Broader DeFi trend: from emissions-first to sustainable incentives

GMX’s move fits a wider shift in DeFi: protocols are increasingly moving away from emissions-first growth and toward strategies that emphasize sustainable incentives and capital efficiency. The market has matured. Users are more skeptical of temporary APR spikes, and governance communities are more aware that value capture needs to be robust across multiple cycles—not just during bullish liquidity conditions.

This trend is partly driven by competition and partly by the changing profile of participants. Larger traders and sophisticated liquidity providers want predictability: clearer rules, stable execution, and a coherent risk framework. A treasury-backed model can help create that predictability by funding ongoing improvements without constantly increasing token issuance.

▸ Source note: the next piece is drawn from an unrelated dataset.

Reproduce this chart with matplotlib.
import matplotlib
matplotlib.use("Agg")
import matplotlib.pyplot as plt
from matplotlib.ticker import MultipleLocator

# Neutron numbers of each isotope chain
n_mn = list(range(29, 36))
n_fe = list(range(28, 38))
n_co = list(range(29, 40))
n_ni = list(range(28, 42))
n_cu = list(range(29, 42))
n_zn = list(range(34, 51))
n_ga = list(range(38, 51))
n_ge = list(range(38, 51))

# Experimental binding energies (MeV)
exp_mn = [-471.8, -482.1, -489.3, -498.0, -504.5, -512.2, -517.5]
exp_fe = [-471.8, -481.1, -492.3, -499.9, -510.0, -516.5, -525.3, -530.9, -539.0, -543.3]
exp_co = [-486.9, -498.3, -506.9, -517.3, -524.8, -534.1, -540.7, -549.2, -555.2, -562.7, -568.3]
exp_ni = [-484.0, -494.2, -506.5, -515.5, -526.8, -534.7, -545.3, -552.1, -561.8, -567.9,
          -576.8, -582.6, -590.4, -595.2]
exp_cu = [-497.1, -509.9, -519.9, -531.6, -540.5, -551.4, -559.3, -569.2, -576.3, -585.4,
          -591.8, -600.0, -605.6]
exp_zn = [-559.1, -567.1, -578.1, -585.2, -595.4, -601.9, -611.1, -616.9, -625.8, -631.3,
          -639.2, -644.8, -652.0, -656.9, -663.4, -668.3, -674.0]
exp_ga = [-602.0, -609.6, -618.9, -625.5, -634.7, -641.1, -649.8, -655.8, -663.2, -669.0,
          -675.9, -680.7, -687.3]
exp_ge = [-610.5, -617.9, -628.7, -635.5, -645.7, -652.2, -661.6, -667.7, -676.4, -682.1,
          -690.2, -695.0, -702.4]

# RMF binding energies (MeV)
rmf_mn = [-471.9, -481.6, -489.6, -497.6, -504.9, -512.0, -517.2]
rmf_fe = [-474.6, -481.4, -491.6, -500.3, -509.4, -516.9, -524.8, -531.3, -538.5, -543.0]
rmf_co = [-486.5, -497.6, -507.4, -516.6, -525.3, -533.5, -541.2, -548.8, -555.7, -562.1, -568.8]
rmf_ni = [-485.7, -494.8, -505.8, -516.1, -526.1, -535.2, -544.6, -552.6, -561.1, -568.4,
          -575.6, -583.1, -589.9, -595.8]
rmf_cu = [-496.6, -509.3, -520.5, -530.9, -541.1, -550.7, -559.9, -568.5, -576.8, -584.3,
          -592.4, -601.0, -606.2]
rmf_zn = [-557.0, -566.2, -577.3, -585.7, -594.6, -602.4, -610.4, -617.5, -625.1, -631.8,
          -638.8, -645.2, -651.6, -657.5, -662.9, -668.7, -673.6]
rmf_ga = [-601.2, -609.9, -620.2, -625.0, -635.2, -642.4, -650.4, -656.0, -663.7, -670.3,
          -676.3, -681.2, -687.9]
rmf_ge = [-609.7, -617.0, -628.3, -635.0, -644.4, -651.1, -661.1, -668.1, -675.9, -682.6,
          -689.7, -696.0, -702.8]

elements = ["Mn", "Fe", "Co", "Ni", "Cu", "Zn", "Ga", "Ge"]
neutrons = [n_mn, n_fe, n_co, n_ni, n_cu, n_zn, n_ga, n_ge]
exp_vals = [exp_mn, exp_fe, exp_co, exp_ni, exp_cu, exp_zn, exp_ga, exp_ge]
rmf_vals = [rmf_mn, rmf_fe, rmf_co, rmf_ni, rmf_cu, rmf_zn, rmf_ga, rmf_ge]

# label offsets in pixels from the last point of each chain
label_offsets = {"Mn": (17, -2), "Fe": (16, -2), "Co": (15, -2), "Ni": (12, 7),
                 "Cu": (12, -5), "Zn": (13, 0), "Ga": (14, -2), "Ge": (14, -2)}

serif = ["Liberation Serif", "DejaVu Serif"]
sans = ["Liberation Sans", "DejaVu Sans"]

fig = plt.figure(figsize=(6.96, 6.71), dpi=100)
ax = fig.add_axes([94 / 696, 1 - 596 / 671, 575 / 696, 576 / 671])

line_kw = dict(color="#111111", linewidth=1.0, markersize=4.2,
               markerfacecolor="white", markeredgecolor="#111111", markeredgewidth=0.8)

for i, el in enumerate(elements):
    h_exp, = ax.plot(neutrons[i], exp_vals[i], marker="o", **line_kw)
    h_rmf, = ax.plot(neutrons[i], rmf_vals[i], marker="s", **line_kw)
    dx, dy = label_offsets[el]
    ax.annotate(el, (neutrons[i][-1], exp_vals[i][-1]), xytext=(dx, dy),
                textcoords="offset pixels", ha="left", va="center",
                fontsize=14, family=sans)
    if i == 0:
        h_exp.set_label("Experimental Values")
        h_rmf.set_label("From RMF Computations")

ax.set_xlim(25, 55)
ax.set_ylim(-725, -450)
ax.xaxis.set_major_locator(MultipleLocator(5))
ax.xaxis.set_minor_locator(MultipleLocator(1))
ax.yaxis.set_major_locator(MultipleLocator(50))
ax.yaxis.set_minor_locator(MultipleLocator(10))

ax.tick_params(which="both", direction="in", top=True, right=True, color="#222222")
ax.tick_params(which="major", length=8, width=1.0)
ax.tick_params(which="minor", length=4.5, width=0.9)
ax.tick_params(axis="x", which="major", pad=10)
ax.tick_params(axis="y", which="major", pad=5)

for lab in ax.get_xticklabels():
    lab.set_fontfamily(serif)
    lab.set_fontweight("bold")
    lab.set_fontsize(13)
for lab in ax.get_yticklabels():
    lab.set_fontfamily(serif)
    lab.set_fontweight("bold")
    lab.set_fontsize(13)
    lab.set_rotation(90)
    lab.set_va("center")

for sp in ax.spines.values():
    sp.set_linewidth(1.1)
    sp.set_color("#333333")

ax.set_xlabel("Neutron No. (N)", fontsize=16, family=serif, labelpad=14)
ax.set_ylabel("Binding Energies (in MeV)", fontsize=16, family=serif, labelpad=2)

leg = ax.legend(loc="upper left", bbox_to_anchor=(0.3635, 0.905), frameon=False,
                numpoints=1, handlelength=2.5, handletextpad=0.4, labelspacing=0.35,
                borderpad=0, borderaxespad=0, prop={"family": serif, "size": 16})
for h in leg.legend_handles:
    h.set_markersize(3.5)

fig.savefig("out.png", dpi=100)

Personally, I view this as a positive direction—assuming execution is disciplined. A treasury is only as good as its governance. If the DAO treats the treasury like a long-term balance sheet and invests in measurable outcomes, the tokenomics narrative becomes much stronger. If it becomes a vague pool with unclear goals, the benefits can evaporate.

Conclusion: a deliberate reset of incentives for stronger GMX tokenomics

GMX DAO introduces new incentive structure aimed at strengthening GMX tokenomics by reallocating rewards and concentrating liquidity where it can improve execution and price discovery. The shift prioritizes treasury optionality and protocol-native market depth, which could make GMX more resilient and more competitive if the DAO delivers transparent, data-driven follow-up actions.

For holders, stakers, and traders, the next few governance steps will matter as much as the proposal itself. Watch how the treasury is deployed, whether native liquidity measurably improves, and if higher-quality markets translate into sustained volume and fees—the real foundation of long-term token value.